— Begin —
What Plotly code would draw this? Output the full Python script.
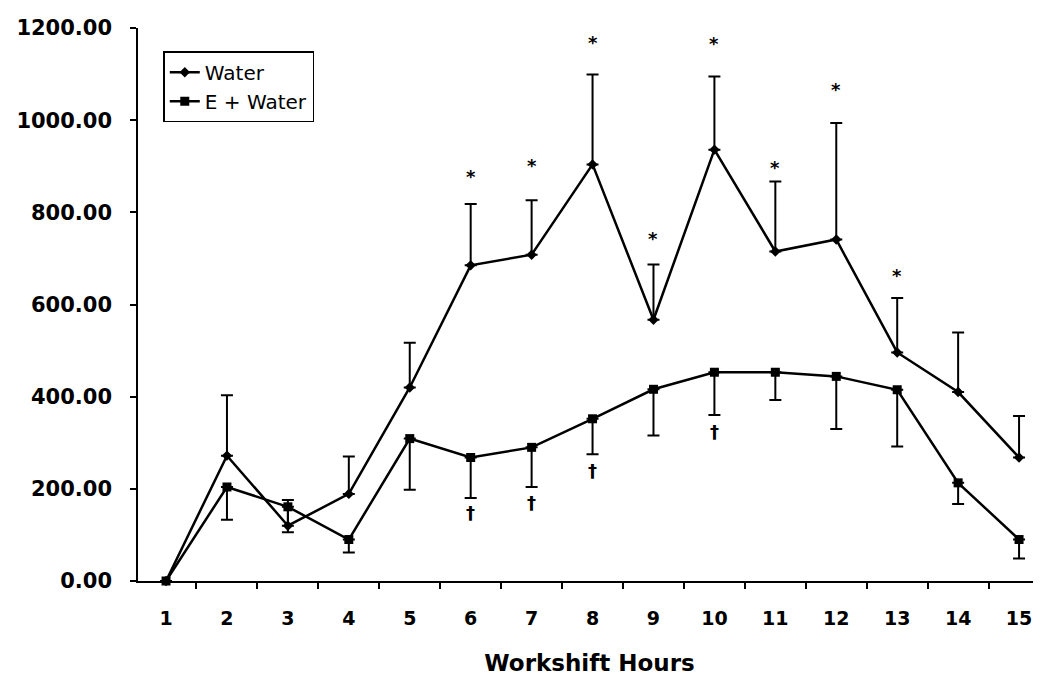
import plotly.graph_objects as go

hours = [str(i) for i in range(1, 16)]
water = [0, 272, 120, 189, 420, 685, 708, 904, 567, 936, 715, 741, 496, 410, 268]
water_err_up = [0, 131, 56, 81, 97, 133, 118, 195, 120, 159, 152, 253, 118, 129, 90]
e_water = [0, 204, 161, 90, 309, 268, 290, 352, 416, 453, 453, 444, 415, 213, 90]
e_water_err_down = [0, 71, 55, 28, 111, 88, 86, 77, 100, 93, 60, 114, 123, 46, 41]

star_x = ["6", "7", "8", "9", "10", "11", "12", "13"]
star_y = [878, 902, 1168, 743, 1166, 897, 1067, 663]
dagger_x = ["6", "7", "8", "10"]
dagger_y = [148, 170, 240, 324]

FONT = "DejaVu Sans"

fig = go.Figure()
fig.add_trace(go.Scatter(
    x=hours, y=water, name="Water", mode="lines+markers",
    line=dict(color="black", width=2.5),
    marker=dict(symbol="diamond", size=8, color="black"),
    error_y=dict(type="data", symmetric=False, array=water_err_up,
                 arrayminus=[0] * 15, color="black", thickness=2, width=6),
    cliponaxis=False,
))
fig.add_trace(go.Scatter(
    x=hours, y=e_water, name="E + Water", mode="lines+markers",
    line=dict(color="black", width=2.5),
    marker=dict(symbol="square", size=9, color="black"),
    error_y=dict(type="data", symmetric=False, array=[0] * 15,
                 arrayminus=e_water_err_down, color="black", thickness=2, width=6),
    cliponaxis=False,
))

for xs, ys in zip(star_x, star_y):
    fig.add_annotation(x=hours.index(xs), y=ys, text="<b>*</b>", showarrow=False,
                       font=dict(family=FONT, size=18, color="black"))
for xs, ys in zip(dagger_x, dagger_y):
    fig.add_annotation(x=hours.index(xs), y=ys, text="<b>†</b>", showarrow=False,
                       font=dict(family=FONT, size=18, color="black"))

fig.update_layout(
    width=1041, height=678,
    margin=dict(l=125, r=8, t=14, b=105),
    paper_bgcolor="white", plot_bgcolor="white",
    font=dict(family=FONT, color="black"),
    showlegend=True,
    legend=dict(x=0.028, y=0.958, xanchor="left", yanchor="top",
                bordercolor="black", borderwidth=1.5, bgcolor="white",
                font=dict(size=20, family=FONT),
                tracegroupgap=0, itemwidth=30),
    xaxis=dict(type="category", range=[-0.46, 14.36],
               tickson="boundaries", ticks="outside", ticklen=6,
               tickcolor="black", tickwidth=1.5,
               showline=True, linecolor="black", linewidth=1.5,
               showgrid=False, zeroline=False, ticklabelstandoff=19,
               tickfont=dict(size=19, family=FONT, weight="bold"),
               title=dict(text="<b>Workshift Hours</b>", standoff=27,
                          font=dict(size=23, family=FONT))),
    yaxis=dict(range=[0, 1200], tickvals=[0, 200, 400, 600, 800, 1000, 1200],
               tickformat=".2f", ticks="outside", ticklen=6,
               tickcolor="black", tickwidth=1.5,
               showline=True, linecolor="black", linewidth=1.5,
               showgrid=False, zeroline=False, ticklabelstandoff=14,
               tickfont=dict(size=21, family=FONT, weight="bold")),
)

fig.write_html("out.html")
— End —
# What to work on:
Transcribe the whole listing exactly. Pictures are excluded.

# Answer to the task:
What Plotly code would draw this? Output the full Python script.
import plotly.graph_objects as go

hours = [str(i) for i in range(1, 16)]
water = [0, 272, 120, 189, 420, 685, 708, 904, 567, 936, 715, 741, 496, 410, 268]
water_err_up = [0, 131, 56, 81, 97, 133, 118, 195, 120, 159, 152, 253, 118, 129, 90]
e_water = [0, 204, 161, 90, 309, 268, 290, 352, 416, 453, 453, 444, 415, 213, 90]
e_water_err_down = [0, 71, 55, 28, 111, 88, 86, 77, 100, 93, 60, 114, 123, 46, 41]

star_x = ["6", "7", "8", "9", "10", "11", "12", "13"]
star_y = [878, 902, 1168, 743, 1166, 897, 1067, 663]
dagger_x = ["6", "7", "8", "10"]
dagger_y = [148, 170, 240, 324]

FONT = "DejaVu Sans"

fig = go.Figure()
fig.add_trace(go.Scatter(
    x=hours, y=water, name="Water", mode="lines+markers",
    line=dict(color="black", width=2.5),
    marker=dict(symbol="diamond", size=8, color="black"),
    error_y=dict(type="data", symmetric=False, array=water_err_up,
                 arrayminus=[0] * 15, color="black", thickness=2, width=6),
    cliponaxis=False,
))
fig.add_trace(go.Scatter(
    x=hours, y=e_water, name="E + Water", mode="lines+markers",
    line=dict(color="black", width=2.5),
    marker=dict(symbol="square", size=9, color="black"),
    error_y=dict(type="data", symmetric=False, array=[0] * 15,
                 arrayminus=e_water_err_down, color="black", thickness=2, width=6),
    cliponaxis=False,
))

for xs, ys in zip(star_x, star_y):
    fig.add_annotation(x=hours.index(xs), y=ys, text="<b>*</b>", showarrow=False,
                       font=dict(family=FONT, size=18, color="black"))
for xs, ys in zip(dagger_x, dagger_y):
    fig.add_annotation(x=hours.index(xs), y=ys, text="<b>†</b>", showarrow=False,
                       font=dict(family=FONT, size=18, color="black"))

fig.update_layout(
    width=1041, height=678,
    margin=dict(l=125, r=8, t=14, b=105),
    paper_bgcolor="white", plot_bgcolor="white",
    font=dict(family=FONT, color="black"),
    showlegend=True,
    legend=dict(x=0.028, y=0.958, xanchor="left", yanchor="top",
                bordercolor="black", borderwidth=1.5, bgcolor="white",
                font=dict(size=20, family=FONT),
                tracegroupgap=0, itemwidth=30),
    xaxis=dict(type="category", range=[-0.46, 14.36],
               tickson="boundaries", ticks="outside", ticklen=6,
               tickcolor="black", tickwidth=1.5,
               showline=True, linecolor="black", linewidth=1.5,
               showgrid=False, zeroline=False, ticklabelstandoff=19,
               tickfont=dict(size=19, family=FONT, weight="bold"),
               title=dict(text="<b>Workshift Hours</b>", standoff=27,
                          font=dict(size=23, family=FONT))),
    yaxis=dict(range=[0, 1200], tickvals=[0, 200, 400, 600, 800, 1000, 1200],
               tickformat=".2f", ticks="outside", ticklen=6,
               tickcolor="black", tickwidth=1.5,
               showline=True, linecolor="black", linewidth=1.5,
               showgrid=False, zeroline=False, ticklabelstandoff=14,
               tickfont=dict(size=21, family=FONT, weight="bold")),
)

fig.write_html("out.html")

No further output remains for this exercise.